Character generation is fun and simple with players selecting or rolling from the major sentient races of Mars: Red, Green, Thern, Black Pirate, Yellow, or Exotic. (Interestingly there are no John Carter-like outsiders here.) Each race has a preferred class (called “vocation” in the rules) and can only play a small handful of classes outside these.

The classes are a also fun and setting-appropriate range. Troopers are thoat-mounted fighters and Warriors more of the typical fighting man type. Criminals are more assassin than thief, a choice that seems to be pretty consistent with the material. Scientists are the technology users who can employ relics and have access to inventions. Extras seem to be the jack-of-all-trades class that reminds me a little of the prosaically-named Classic Traveller “Other” career.

The inclusion of a spell-casting Priest class is an exception to the rule about staying close to the source material. Their introduction seems a bit awkward to me given the near-absence of religion and magic in ERB's work. Clovis acknowledges himself the dilemma and allows for a GM to ignore or restrict the class and spell-casting rules.

Combat mechanics are a simplified d20-like system with ascending AC and an interesting 2nd-edition AD&D-ish division of effects between four categories of weapons: blunt, piercing, slashing, and energy. Rules exist for the wide range of relic and strange tech items one could employ in combat.

Rules for fliers are among my favorites in the game and remind me some of the great Space 1889 subsystems of yore. What Barsoom would be complete without PCs blasting, grappling, or ramming one in each and every adventure?

Level advancement has some interesting quirks. PCs start at 2nd level and there are no experience points as such. Instead at the end of an adventure a player rolls a d6 in which an attribute, skill, or level is increased. Personally I am still too wed to the quantifible bean counting that comes with exp. Systems, but I like the nice randomized pay-off system that reminds me of the fun of leveling up in first edition Gamma World.

All in all a nice little system worth picking up. Distribution is pleasingly personal, contact Clovis over at Jasoomian Dreams. For $10 he will send you a copy and a free copy for a friend to boot.


  1. Game looks cool, thanks for the review. Might have to dig up one of the ERB Mars books from the boxes in my garage and take another look

  2. I was quite interested to hear your review. A Barsoom RPG is a project I've wanted to do for many years.

    The inclusion of spell casting priests is almost a deal breaker for me. The closest Barsoom gets to "magic" is the minor role telepathy plays in the first couple books. Though there are many times religion comes into play it is always debunked as false and superstitious. Is the rational for the Priest to heal the other PCs?

  3. Thank you reviewing my RPG, Chris.

    < - - For all customers, Mention this review to insure that you receive a bonus copy of Red Planet, the fantasy roleplaying game based on selected Martian Tales © 1990

    The inclusion of the Priest vocation was a counterbalance to the Scientist vocation or class.

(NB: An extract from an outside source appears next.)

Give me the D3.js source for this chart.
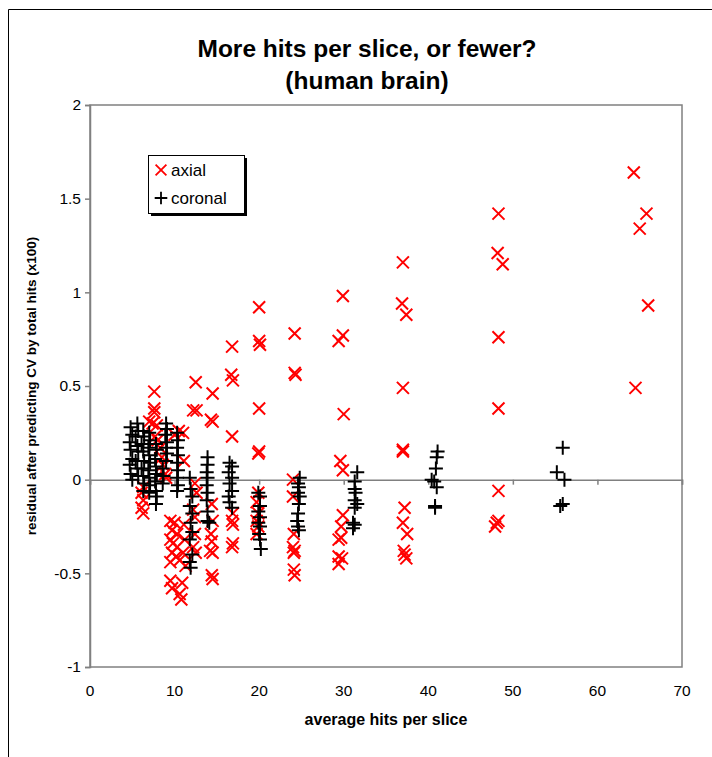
<!DOCTYPE html>
<html><head><meta charset="utf-8">
<script src="https://cdn.jsdelivr.net/npm/d3@7"></script>
<style>body{margin:0;background:#fff}svg{display:block}text{font-family:"Liberation Sans",Arial,sans-serif}</style>
</head><body><svg id="c" width="712" height="757"></svg>
<script>
const titleLines = ["More hits per slice, or fewer?", "(human brain)"];
const xTicks = [0,10,20,30,40,50,60,70];
const yTicks = [-1,-0.5,0,0.5,1,1.5,2];
const seriesNames = ["axial","coronal"];

// axial series [average hits per slice, residual]
const axial = [
 [64.3,1.64],[65.8,1.42],[65.0,1.34],[66.0,0.93],[64.5,0.49],
 [48.3,1.42],[48.2,1.21],[48.8,1.15],[48.3,0.76],[48.3,0.38],[48.3,-0.06],[48.3,-0.22],[47.9,-0.25],[48.1,-0.23],
 [37.0,1.16],[36.9,0.94],[37.4,0.88],[37.0,0.49],[37.0,0.16],[37.0,0.15],[37.2,-0.15],[37.0,-0.23],[37.5,-0.29],[37.1,-0.38],[37.2,-0.40],[37.4,-0.42],
 [29.9,0.98],[29.9,0.77],[29.4,0.74],[30.0,0.35],[29.6,0.10],[29.9,0.05],[29.9,-0.19],[29.7,-0.25],[29.7,-0.31],[29.4,-0.32],[29.4,-0.41],[29.4,-0.45],[29.8,-0.42],
 [24.2,0.78],[24.2,0.57],[24.3,0.56],[24.0,0.00],[24.0,-0.09],[24.1,-0.29],[24.0,-0.36],[24.2,-0.38],[24.1,-0.39],[24.1,-0.48],[24.2,-0.51],
 [20.0,0.92],[20.0,0.74],[20.1,0.72],[20.0,0.38],[19.9,0.14],[20.0,0.15],[19.9,-0.07],[19.7,-0.12],[19.9,-0.18],[19.7,-0.22],[19.9,-0.25],[19.7,-0.29],
 [16.8,0.71],[16.7,0.56],[16.9,0.53],[16.8,0.23],[16.9,-0.18],[16.8,-0.22],[16.9,-0.24],[16.9,-0.34],[16.8,-0.36],
 [14.5,0.46],[14.3,0.32],[14.5,0.31],[14.4,-0.13],[14.5,-0.22],[14.3,-0.29],[14.4,-0.33],[14.2,-0.38],[14.5,-0.39],[14.4,-0.51],[14.5,-0.53],
 [12.5,0.52],[12.2,0.37],[12.6,0.37],[12.4,-0.02],[12.6,-0.07],[12.2,-0.16],[12.4,-0.20],[12.4,-0.29],[12.2,-0.36],[12.5,-0.39],
 [9.5,-0.22],[10.0,-0.23],[9.7,-0.27],[10.3,-0.29],[9.5,-0.32],[9.8,-0.34],[10.3,-0.36],[9.7,-0.39],[10.2,-0.41],[10.6,-0.43],[9.5,-0.44],[11.0,-0.39],
 [9.5,-0.54],[9.7,-0.58],[10.9,-0.55],[10.6,-0.61],[10.8,-0.64],[11.2,-0.32],[11.3,-0.46],[11.1,-0.24],
 [7.6,0.47],[7.6,0.38],[7.6,0.36],[7.0,0.31],[7.4,0.30],[7.9,0.29],[11.0,0.25],[7.7,0.23],[8.0,0.21],[8.3,0.17],[8.5,0.12],[8.6,0.08],[8.9,0.03],[9.0,0.01],[11.1,0.10],
 [6.3,-0.04],[6.1,-0.07],[6.3,-0.11],[6.1,-0.15],[6.3,-0.18],[10.5,0.26],[10.0,0.24]
];

// coronal series [average hits per slice, residual]
const coronal = [
 [55.9,0.17],[55.2,0.04],[56.1,0.00],[55.6,-0.14],[55.9,-0.13],
 [41.1,0.15],[41.0,0.12],[40.9,0.06],[40.4,0.00],[40.7,-0.01],[41.0,-0.04],[40.8,-0.14],[40.8,-0.15],
 [31.6,0.04],[31.3,-0.01],[31.3,-0.05],[31.4,-0.07],[31.3,-0.11],[31.6,-0.13],[31.3,-0.15],[31.1,-0.23],[31.3,-0.24],[31.1,-0.26],
 [24.8,0.01],[24.6,-0.02],[24.7,-0.04],[24.6,-0.07],[24.8,-0.09],[24.7,-0.13],[24.6,-0.18],[24.5,-0.22],[24.6,-0.25],[24.7,-0.27],
 [19.9,-0.07],[20.1,-0.09],[20.1,-0.14],[19.9,-0.17],[20.1,-0.20],[19.9,-0.23],[20.1,-0.25],[20.0,-0.29],[20.1,-0.32],[20.2,-0.37],
 [16.5,0.09],[16.8,0.07],[16.4,0.04],[16.8,0.01],[16.5,-0.02],[16.8,-0.06],[16.4,-0.09],[16.5,-0.12],[16.8,-0.15],
 [13.9,0.12],[13.9,0.08],[13.8,0.04],[13.9,0.01],[13.8,-0.03],[13.9,-0.07],[13.8,-0.11],[13.9,-0.17],[13.9,-0.22],[14.1,-0.23],
 [11.8,0.01],[11.9,-0.05],[12.1,-0.09],[11.8,-0.14],[12.1,-0.18],[11.9,-0.23],[12.1,-0.28],[11.8,-0.32],[12.1,-0.40],[11.8,-0.44],[11.9,-0.47],
 [10.3,0.25],[10.4,0.21],[10.3,0.17],[10.4,0.13],[10.3,0.09],[10.4,0.05],[10.3,0.01],[10.4,-0.03],[10.3,-0.06],
 [9.0,0.30],[9.1,0.27],[8.9,0.24],[9.1,0.20],[9.0,0.17],[9.1,0.14],[9.0,0.10],[8.6,0.06],[8.7,0.02],[8.6,-0.02],
 [7.8,0.19],[7.9,0.16],[7.7,0.11],[7.8,0.07],[7.9,0.03],[7.7,-0.01],[7.8,-0.06],[7.9,-0.09],[7.8,-0.13],
 [7.0,0.25],[7.1,0.21],[6.9,0.17],[7.0,0.13],[7.1,0.09],[6.9,0.05],[7.0,0.01],[7.1,-0.03],[7.0,-0.07],
 [6.3,0.26],[6.4,0.23],[6.1,0.19],[6.3,0.15],[6.4,0.10],[6.1,0.06],[6.3,0.02],[6.4,-0.02],[6.3,-0.06],
 [5.6,0.30],[5.7,0.26],[5.4,0.23],[5.6,0.18],[5.7,0.15],[5.4,0.10],[5.6,0.06],[5.7,0.02],
 [4.8,0.28],[5.0,0.24],[4.7,0.20],[4.8,0.16],[5.0,0.11],[4.7,0.08],[4.8,0.03],[5.0,0.00]
];

const svg = d3.select("#c");
const L=90, R=682, T=105, B=667;
const x = d3.scaleLinear().domain([0,70]).range([L,R]);
const y = d3.scaleLinear().domain([-1,2]).range([B,T]);

// outer frame
svg.append("path").attr("d","M8.5,757 V9.5 H712").attr("fill","none").attr("stroke","#000").attr("stroke-width",1);

// title
svg.selectAll(".title").data(titleLines).join("text")
  .attr("x",367).attr("y",(d,i)=>57+i*32).attr("text-anchor","middle")
  .attr("font-size",24.5).attr("font-weight","bold").text(d=>d);

// plot area border
svg.append("rect").attr("x",L).attr("y",T).attr("width",R-L).attr("height",B-T)
  .attr("fill","none").attr("stroke","#808080").attr("stroke-width",1.5);

// y axis
const yAxis = svg.append("g").attr("transform",`translate(${L},0)`)
  .call(d3.axisLeft(y).tickValues(yTicks).tickSize(5).tickPadding(4).tickFormat(d=>String(d)));
yAxis.select(".domain").attr("stroke","#808080").attr("stroke-width",1.5);
yAxis.selectAll(".tick line").attr("stroke","#808080").attr("stroke-width",1.5);
yAxis.selectAll("text").attr("font-size",15.5).attr("fill","#000").attr("font-family","Liberation Sans, Arial, sans-serif");

// x axis line at y=0
const xAxis = svg.append("g").attr("transform",`translate(0,${y(0)})`)
  .call(d3.axisBottom(x).tickValues(xTicks).tickSize(5).tickFormat(""));
xAxis.select(".domain").attr("stroke","#808080").attr("stroke-width",1.5);
xAxis.selectAll(".tick line").attr("stroke","#808080").attr("stroke-width",1.5);

// x tick labels (low)
svg.selectAll(".xl").data(xTicks).join("text")
  .attr("x",d=>x(d)).attr("y",B+29).attr("text-anchor","middle").attr("font-size",15.5).text(d=>String(d));

// axis titles
svg.append("text").attr("x",386).attr("y",725).attr("text-anchor","middle")
  .attr("font-size",16).attr("font-weight","bold").text("average hits per slice");
svg.append("text").attr("transform",`translate(36,${(T+B)/2}) rotate(-90)`).attr("text-anchor","middle")
  .attr("font-size",13.5).attr("font-weight","bold").text("residual after predicting CV by total hits (x100)");

// markers
const xs = 6, ps = 7;
const xPath = `M${-xs},${-xs}L${xs},${xs}M${-xs},${xs}L${xs},${-xs}`;
const pPath = `M${-ps},0L${ps},0M0,${-ps}L0,${ps}`;
svg.append("g").selectAll("path").data(axial).join("path")
  .attr("d",xPath).attr("transform",d=>`translate(${x(d[0])},${y(d[1])})`)
  .attr("stroke","#ff0000").attr("stroke-width",2).attr("fill","none");
svg.append("g").selectAll("path").data(coronal).join("path")
  .attr("d",pPath).attr("transform",d=>`translate(${x(d[0])},${y(d[1])})`)
  .attr("stroke","#000").attr("stroke-width",2).attr("fill","none");

// legend
const lg = svg.append("g");
lg.append("rect").attr("x",151).attr("y",158).attr("width",96).attr("height",58).attr("fill","#000");
lg.append("rect").attr("x",148.5).attr("y",155.5).attr("width",96).attr("height",58).attr("fill","#fff").attr("stroke","#000");
const items = [{n:seriesNames[0],p:xPath,c:"#ff0000"},{n:seriesNames[1],p:pPath,c:"#000"}];
items.forEach((it,i)=>{
  lg.append("path").attr("d",it.p).attr("transform",`translate(${161},${170+i*28}) scale(0.9)`)
    .attr("stroke",it.c).attr("stroke-width",2).attr("fill","none");
  lg.append("text").attr("x",171).attr("y",176+i*28).attr("font-size",17).text(it.n);
});
</script></body></html>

    “Upon warlike Barsoom, there are few cowards, and that every man, whether prince, priest or peasant glories in deadly strife.” (GM, II)

    True spell casters, priests or magicians are not described in the original source material; however, wondrous, spell-like or magical effects are described repeatedly. Spell casting upon Barsoom is rare; therefore, Red Planet is a science-fantasy setting, not medieval high fantasy. The nolach can deal with this corundum in several ways . . .

    1) allow individual spells to selected characters,
    2) allow revival of ancient gods since death of Issus,
    3) allow the priest class only to ancient (CM VII), exotic or isolated populations, OR
    4) some combination of the above.

  4. Personally I'm still happy with the original John Carter rules I picked up way back when TSR put them out. Still using them after all these years.

  5. @ underminer ; TSR rules were for miniature combat, NOT a role playing game.

    Barsoomian legends tell of an ancient pantheon of gods that was more directly involved in the lives of the Martians before the advent of technology.

    “For weeks Gahan of Gathol crossed valleys and hills in search of some familiar landmark that might point his way toward his native land, but the summit of each succeeding ridge revealed but another unfamiliar view. He saw few animals and no men, until he finally came to the belief that he had fallen upon that fabled area of ancient Barsoom which lay under the curse of her olden gods--the once rich and fertile country whose people in their pride and arrogance had denied the deities, and whose punishment had been extermination.”
    Chessmen of Mars, VII

  6. Maybe you could have a priest class that doesn't cast spells, but is good at intimidation, lore and other setting-appropriate things.